Another eHarmony Success Story



by Ken Craig (bio)

image via strollerderby

I was recently the recipient of a most intriguing text. It was 10:18 in the P.M. when my cell phone vibrated in my right, front pants’ pocket. Instinctively, I demanded everyone stop talking or moving around or carrying on with any frivolity and shenanigans, so I could give the proper respect and attention to my incoming text.

But I was suddenly perplexed by what I read:

Hi Ally. Just wanted to say hi. I hope it’s not too late. Justin.

Now, for those of you keeping score at home, my name is not Ally. Never has been. Not even to my most intimate friends. And the only Justin I know who would text me is my brother. And he rarely calls me ‘Ally.’ And he knows I keep late hours, so unless he was texting to ask me if it was too late to apologize for breaking into my locked trunk while I was out of the country for two years on my LDS mission and subsequently losing not one but TWO mix tapes I had made before leaving, then I couldn’t see why he would be asking me if it was “too late.” (And no, Justin, it’s not late to apologize for that. I forgive you. Whew – I’ve been waiting for that one! Thank goodness that’s over. Water under the bridge, brother. Water. Under. The Bridge.)

Anyway, I immediately surmised that this fellow had the wrong number. So as a common courtesy, I simply typed:

Of course it’s not too late. Come on over. And giggled to myself at the thought of Justin showing up to Ally’s residence, unannounced and late in the evening.

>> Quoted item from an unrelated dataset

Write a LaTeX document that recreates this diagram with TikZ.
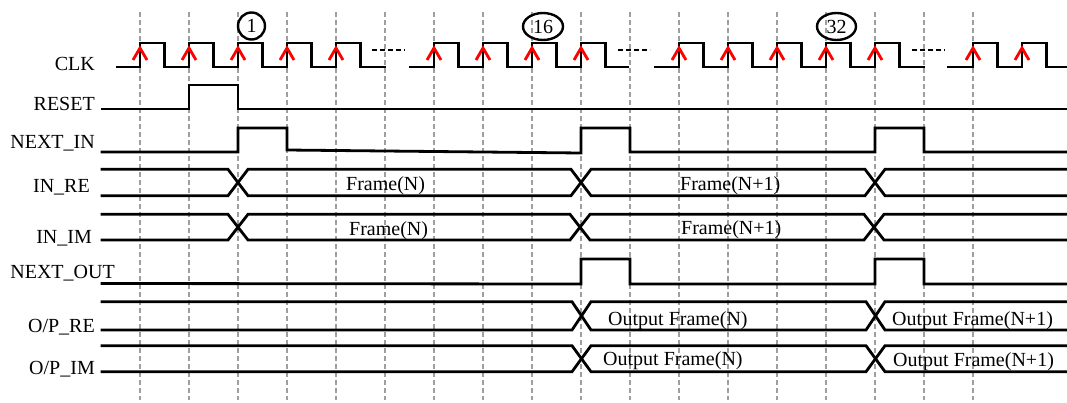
\documentclass[tikz,border=0pt]{standalone}
\usepackage{fontspec}
\setmainfont{Liberation Serif}
\usetikzlibrary{shapes.geometric}
\begin{document}
\begin{tikzpicture}[x=1pt,y=-1pt,
  sig/.style={line width=2.8pt, line join=miter, line cap=rect},
  gridline/.style={line width=2.2pt, draw=gray!75, dash pattern=on 5pt off 3pt},
  clkmark/.style={line width=2.8pt, draw=red},
  gapdots/.style={line width=2.8pt, dash pattern=on 5pt off 3pt},
  lbl/.style={anchor=base east, inner sep=0pt, font=\fontsize{20}{22}\selectfont},
  txt/.style={anchor=base west, inner sep=0pt, font=\fontsize{20}{22}\selectfont},
  num/.style={draw, line width=2.4pt, ellipse, inner sep=0pt, font=\fontsize{20}{22}\selectfont}]
\useasboundingbox (0,0) rectangle (1067,402);
\fill[white] (0,0) rectangle (1067,402);

% grid lines
\foreach \x in {140,189,238,287,336,385,434,483,532,581,630,679,728,777,826,875,924,973}
  \draw[gridline] (\x,12) -- (\x,400);

% labels
\node[lbl] (lclk) at (95,70) {CLK};
\node[lbl] (lreset) at (95,110) {RESET};
\node[lbl] (lnin) at (95,148) {NEXT\_IN};
\node[lbl] (lire) at (90,192) {IN\_RE};
\node[lbl] (liim) at (92,243) {IN\_IM};
\node[lbl] (lnout) at (115,278) {NEXT\_OUT};
\node[lbl] (lore) at (95,332) {O/P\_RE};
\node[lbl] (loim) at (95,374) {O/P\_IM};

% clock
\draw[sig] (117,67) foreach \x in {140,189,238,287,336} { -- (\x,67) -- (\x,43) -- ({\x+24.5},43) -- ({\x+24.5},67) } -- (385,67);
\draw[sig] (410,67) foreach \x in {434,483,532,581} { -- (\x,67) -- (\x,43) -- ({\x+24.5},43) -- ({\x+24.5},67) } -- (628,67);
\draw[sig] (655,67) foreach \x in {679,728,777,826,875} { -- (\x,67) -- (\x,43) -- ({\x+24.5},43) -- ({\x+24.5},67) } -- (924,67);
\draw[sig] (948,67) foreach \x in {973,1022} { -- (\x,67) -- (\x,43) -- ({\x+24.5},43) -- ({\x+24.5},67) } -- (1067,67);
\draw[gapdots] (372,50) -- (405,50);
\draw[gapdots] (618,50) -- (650,50);
\draw[gapdots] (912,50) -- (945,50);
\foreach \x in {140,189,238,287,336,434,483,532,581,679,728,777,826,875,973,1022}
  \draw[clkmark] ({\x-7},60) -- (\x,48) -- ({\x+7},60);

% cycle numbers
\node[num, minimum width=27pt, minimum height=27pt] (c1) at (251.5,26) {1};
\node[num, minimum width=40pt, minimum height=27pt] (c16) at (543,26.5) {16};
\node[num, minimum width=39pt, minimum height=27pt] (c32) at (836.5,26.5) {32};

% RESET
\draw[sig] (102,109) -- (189,109) -- (189,85) -- (238,85) -- (238,109) -- (1067,109);
% NEXT_IN
\draw[sig] (102,152) -- (238,152) -- (238,128) -- (287,128) -- (287,150) -- (581,153) -- (581,128) -- (630,128) -- (630,152) -- (875,152) -- (875,128) -- (924,128) -- (924,152) -- (1067,152);

% IN_RE
\draw[sig] (102,169.3) -- (228,169.3) -- (248,195.7) -- (571,195.7) -- (591,169.3) -- (865,169.3) -- (885,195.7) -- (1067,195.7);
\draw[sig] (102,195.7) -- (228,195.7) -- (248,169.3) -- (571,169.3) -- (591,195.7) -- (865,195.7) -- (885,169.3) -- (1067,169.3);
\node[txt] (fre1) at (346,190) {Frame(N)};
\node[txt] (fre2) at (680,190) {Frame(N+1)};

% IN_IM
\draw[sig] (102,214.3) -- (228,214.3) -- (248,240) -- (570,240) -- (590,214.3) -- (864,214.3) -- (884,240) -- (1067,240);
\draw[sig] (102,240) -- (228,240) -- (248,214.3) -- (570,214.3) -- (590,240) -- (864,240) -- (884,214.3) -- (1067,214.3);
\node[txt] (fim1) at (349,235) {Frame(N)};
\node[txt] (fim2) at (681,234) {Frame(N+1)};

% NEXT_OUT
\draw[sig] (102,283.5) -- (581,284) -- (581,259) -- (630,259) -- (630,284) -- (875,284) -- (875,259) -- (924,259) -- (924,284) -- (1067,284);

% O/P_RE
\draw[sig] (102,301.7) -- (572,301.7) -- (591,330) -- (866,330) -- (885,301.7) -- (1067,301.7);
\draw[sig] (102,330) -- (572,330) -- (591,301.7) -- (866,301.7) -- (885,330) -- (1067,330);
\node[txt] (ore1) at (608,325) {Output Frame(N)};
\node[txt] (ore2) at (892,325) {Output Frame(N+1)};

% O/P_IM
\draw[sig] (102,345.7) -- (572,345.7) -- (591,371.7) -- (866,371.7) -- (885,345.7) -- (1067,345.7);
\draw[sig] (102,371.7) -- (572,371.7) -- (591,345.7) -- (866,345.7) -- (885,371.7) -- (1067,371.7);
\node[txt] (oim1) at (603,365) {Output Frame(N)};
\node[txt] (oim2) at (893,366) {Output Frame(N+1)};
\end{tikzpicture}
\end{document}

But then I thought, “This Justin character (if that is his real name) has my cell phone number. He could really make things annoying for me. Best I just leave him alone.” So I deleted my original message and went with the safer:

Justin who?

From eHarmony, he clarified.

Wrong number. I answered back. I’m not Ally.

Wow, he texted a final time. She gave me a wrong number. Don’t I feel like an [Bible swear word].

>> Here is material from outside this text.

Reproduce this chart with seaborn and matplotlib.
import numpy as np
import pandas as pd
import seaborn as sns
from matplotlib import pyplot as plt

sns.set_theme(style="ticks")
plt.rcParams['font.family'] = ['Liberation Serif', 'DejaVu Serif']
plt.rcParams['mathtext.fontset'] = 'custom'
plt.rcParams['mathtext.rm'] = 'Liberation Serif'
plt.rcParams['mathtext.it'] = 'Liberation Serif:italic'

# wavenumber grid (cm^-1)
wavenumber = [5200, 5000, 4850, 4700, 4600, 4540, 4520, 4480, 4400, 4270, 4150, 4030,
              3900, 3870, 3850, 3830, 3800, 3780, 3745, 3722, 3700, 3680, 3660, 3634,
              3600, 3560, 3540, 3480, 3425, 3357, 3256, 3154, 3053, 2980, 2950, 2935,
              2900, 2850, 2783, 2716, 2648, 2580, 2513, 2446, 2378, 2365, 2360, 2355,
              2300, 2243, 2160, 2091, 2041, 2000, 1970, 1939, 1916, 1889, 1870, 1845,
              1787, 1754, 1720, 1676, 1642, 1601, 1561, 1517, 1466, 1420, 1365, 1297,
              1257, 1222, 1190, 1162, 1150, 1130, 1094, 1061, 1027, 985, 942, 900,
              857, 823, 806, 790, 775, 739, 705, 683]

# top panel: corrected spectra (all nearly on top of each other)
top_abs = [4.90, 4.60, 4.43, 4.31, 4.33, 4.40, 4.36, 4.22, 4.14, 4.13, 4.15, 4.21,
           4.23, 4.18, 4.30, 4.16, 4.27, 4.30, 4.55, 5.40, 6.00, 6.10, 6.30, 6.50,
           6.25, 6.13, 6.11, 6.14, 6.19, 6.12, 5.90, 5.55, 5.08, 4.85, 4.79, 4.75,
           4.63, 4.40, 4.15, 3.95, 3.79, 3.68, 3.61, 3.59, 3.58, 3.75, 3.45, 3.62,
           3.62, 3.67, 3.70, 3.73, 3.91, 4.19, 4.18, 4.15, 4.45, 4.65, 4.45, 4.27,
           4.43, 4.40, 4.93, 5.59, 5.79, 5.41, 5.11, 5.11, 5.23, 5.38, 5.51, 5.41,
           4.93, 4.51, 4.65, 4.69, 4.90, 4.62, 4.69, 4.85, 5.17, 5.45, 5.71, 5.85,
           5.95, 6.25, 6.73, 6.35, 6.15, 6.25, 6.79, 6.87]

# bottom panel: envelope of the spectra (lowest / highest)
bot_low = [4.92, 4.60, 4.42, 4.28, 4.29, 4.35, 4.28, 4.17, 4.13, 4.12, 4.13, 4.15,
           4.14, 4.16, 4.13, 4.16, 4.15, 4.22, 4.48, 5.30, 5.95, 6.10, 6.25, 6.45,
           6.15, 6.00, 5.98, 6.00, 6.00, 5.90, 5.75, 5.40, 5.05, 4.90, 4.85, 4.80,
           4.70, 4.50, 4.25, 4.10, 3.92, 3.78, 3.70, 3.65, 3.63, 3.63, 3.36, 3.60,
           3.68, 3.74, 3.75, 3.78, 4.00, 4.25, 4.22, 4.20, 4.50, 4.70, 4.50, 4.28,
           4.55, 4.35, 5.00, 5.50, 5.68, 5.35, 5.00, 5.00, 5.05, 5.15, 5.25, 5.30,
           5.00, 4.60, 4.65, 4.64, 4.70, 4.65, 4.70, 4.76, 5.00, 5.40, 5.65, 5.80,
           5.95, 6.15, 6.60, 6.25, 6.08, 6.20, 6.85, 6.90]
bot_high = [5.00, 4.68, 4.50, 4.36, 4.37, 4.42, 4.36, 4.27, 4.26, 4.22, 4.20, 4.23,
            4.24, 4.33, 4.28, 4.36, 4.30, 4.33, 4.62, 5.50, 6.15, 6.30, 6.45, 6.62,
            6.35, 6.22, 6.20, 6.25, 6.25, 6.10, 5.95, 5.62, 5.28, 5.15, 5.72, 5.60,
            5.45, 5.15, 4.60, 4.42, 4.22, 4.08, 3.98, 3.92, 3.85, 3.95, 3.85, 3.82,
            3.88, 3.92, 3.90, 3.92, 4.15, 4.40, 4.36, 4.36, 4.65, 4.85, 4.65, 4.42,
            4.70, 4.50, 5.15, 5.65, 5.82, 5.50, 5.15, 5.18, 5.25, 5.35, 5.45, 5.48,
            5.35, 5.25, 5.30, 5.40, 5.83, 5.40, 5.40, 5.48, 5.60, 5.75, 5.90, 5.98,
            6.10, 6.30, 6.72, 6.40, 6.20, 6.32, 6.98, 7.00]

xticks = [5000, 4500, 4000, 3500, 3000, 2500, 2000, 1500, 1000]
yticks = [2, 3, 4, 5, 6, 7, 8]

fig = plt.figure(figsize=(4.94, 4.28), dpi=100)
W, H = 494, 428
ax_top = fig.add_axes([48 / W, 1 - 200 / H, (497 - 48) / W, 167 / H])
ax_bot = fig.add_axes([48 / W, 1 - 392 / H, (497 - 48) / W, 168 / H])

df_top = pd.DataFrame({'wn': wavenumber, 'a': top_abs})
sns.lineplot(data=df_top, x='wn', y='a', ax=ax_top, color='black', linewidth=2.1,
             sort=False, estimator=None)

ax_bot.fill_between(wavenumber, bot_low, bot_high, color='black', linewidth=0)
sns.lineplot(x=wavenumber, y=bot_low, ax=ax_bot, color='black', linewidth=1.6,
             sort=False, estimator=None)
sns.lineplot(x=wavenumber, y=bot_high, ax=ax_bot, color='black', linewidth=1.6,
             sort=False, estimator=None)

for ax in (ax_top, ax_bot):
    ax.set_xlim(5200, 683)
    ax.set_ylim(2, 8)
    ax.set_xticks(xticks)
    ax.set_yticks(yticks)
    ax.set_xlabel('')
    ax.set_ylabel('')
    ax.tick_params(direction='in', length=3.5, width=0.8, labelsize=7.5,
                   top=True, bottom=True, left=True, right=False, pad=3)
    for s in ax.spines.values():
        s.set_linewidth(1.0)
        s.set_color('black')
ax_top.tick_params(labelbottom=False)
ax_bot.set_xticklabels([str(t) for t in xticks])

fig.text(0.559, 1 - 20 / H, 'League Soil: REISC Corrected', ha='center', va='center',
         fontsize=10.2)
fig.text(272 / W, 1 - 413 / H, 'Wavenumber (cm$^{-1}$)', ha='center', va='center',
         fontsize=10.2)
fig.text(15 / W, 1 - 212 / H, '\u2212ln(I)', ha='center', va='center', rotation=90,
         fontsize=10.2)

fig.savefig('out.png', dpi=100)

Oh, the humanity! He had actually trusted that this woman had given him her real number. Now, I’ve never been on eHarmony; however, I have to assume that of all the millions of phone numbers exchanged over that site, 98% to 112% of them are fakes.

I thought of sparing his feelings and helping him to feel like maybe he was dodging a bullet with Ally. Something like:

Just kidding, Justin. This is Ally. I’m sorry, but it IS too late. I’ve gone back to my boyfriend. He has been there for me every time I’ve gotten out of rehab. Also, we love the same Hilary Duff movies! And even when I pistol-whipped him one time for making that comment about Oprah, he forgave me so quickly. So, sorry Justin, but maybe in a different life.

But again, he had my cell phone number. Plus that would have taken too much time to text. Plus I am exceptionally busy as of late, trying to recreate two awesomely assembled mix tapes, circa 1990, that my brother may or may not have lost and/or stolen. (For which I totally forgive him.)